Neither the Department of Homeland Security nor Immigration and Customs Enforcement under Presidents Bush or Obama published annual statistics on its detainer program. While the department used to publish monthly statistics under its Secure Communities program, these statistics did not contain any information on the agency's actual use of detainers as part of SCOMM. Nor to our knowledge has the agency released any systematic studies of the reliability of the agency's records that are used by managers to monitor detainer usage and to track cases so that they can determine the effectiveness of its use of detainers in meeting the agency's goals.

Such studies are critically needed.


Footnotes

[1] See side bar for links to earlier reports TRAC has issued tracking detainer usage.

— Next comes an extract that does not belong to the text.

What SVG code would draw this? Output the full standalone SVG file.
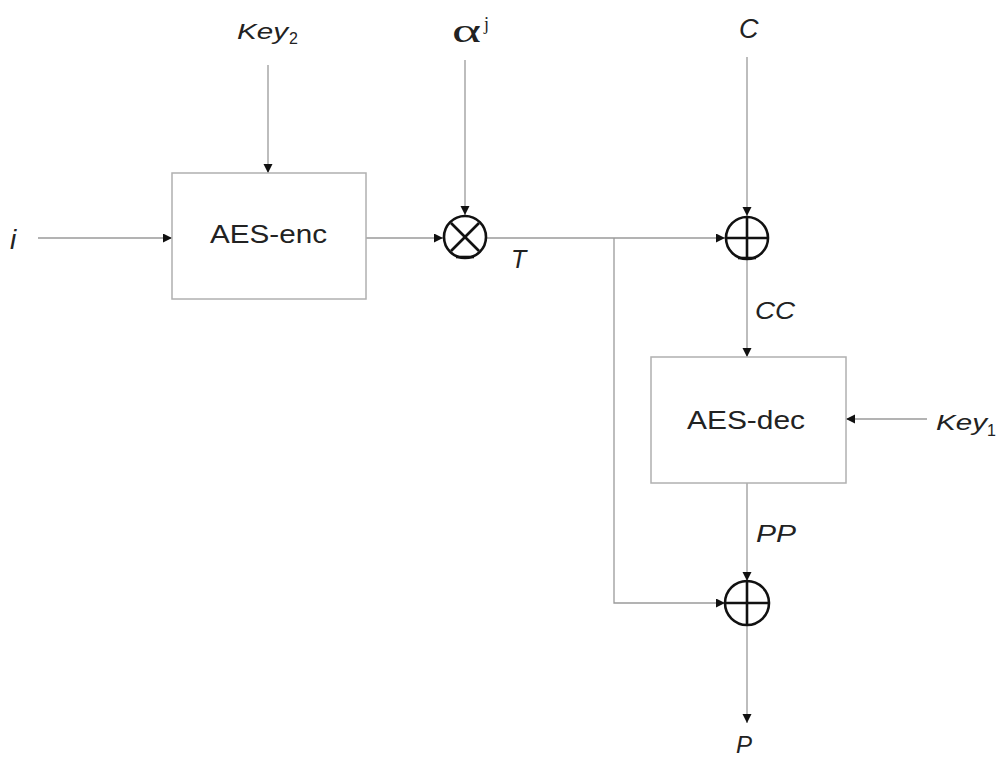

[2] See, for example, Executive Order 13768 of January 25, 2017 on "Enhancing Public Safety in the Interior of the United States." This executive order reinstates the Secure Communities program, and seeks to withdraw federal funds from so-called sanctuary jurisdictions. It also terminates Obama's Priority Enforcement Program (PEP) that placed a number of restrictions on the use of ICE detainers, and sets a target, subject to the availability of appropriations, of hiring 10,000 additional ICE officers.

[3] Figures on detainers and those on which ICE assumes custody are based upon the month the detainer was prepared, while figures on detainer-connected removals are based upon the month the removal occurred. Note that it is important to distinguish between detainer-connected removals shown here, and removals connected to automatic fingerprint matching. Many removals credited to the Secure Communities program did not involve the use of detainers, and detainer usage was never restricted to Secure Communities. A forthcoming TRAC report will examine the use of detainers within the Secure Communities program.

[4] As discussed later in this report, ICE has recently started withholding the data that would allow extending these results to the rest of 2016 and the beginning of FY 2017.

[5] See Department of Homeland Security's Secretary Jeh Johnson's November 20, 2014 directive on "Secure Communities." In replacing SCOMM with PEP, the justifications included citations to a long series of court decisions finding ICE detainers did not comply with probable cause requirements, placing state and local law enforcement agencies in violation of the Fourth Amendment to the U.S. Constitution. The undermining of community trust in local law enforcement as a result of the close cooperation called for in SCOMM was also cited. As the memorandum explained, these twin concerns had led to growing resistance to honoring ICE detainers by governors, mayors, and state and local law enforcement officials from around the country, as well as to the passage of more and more legislation restricting such cooperation.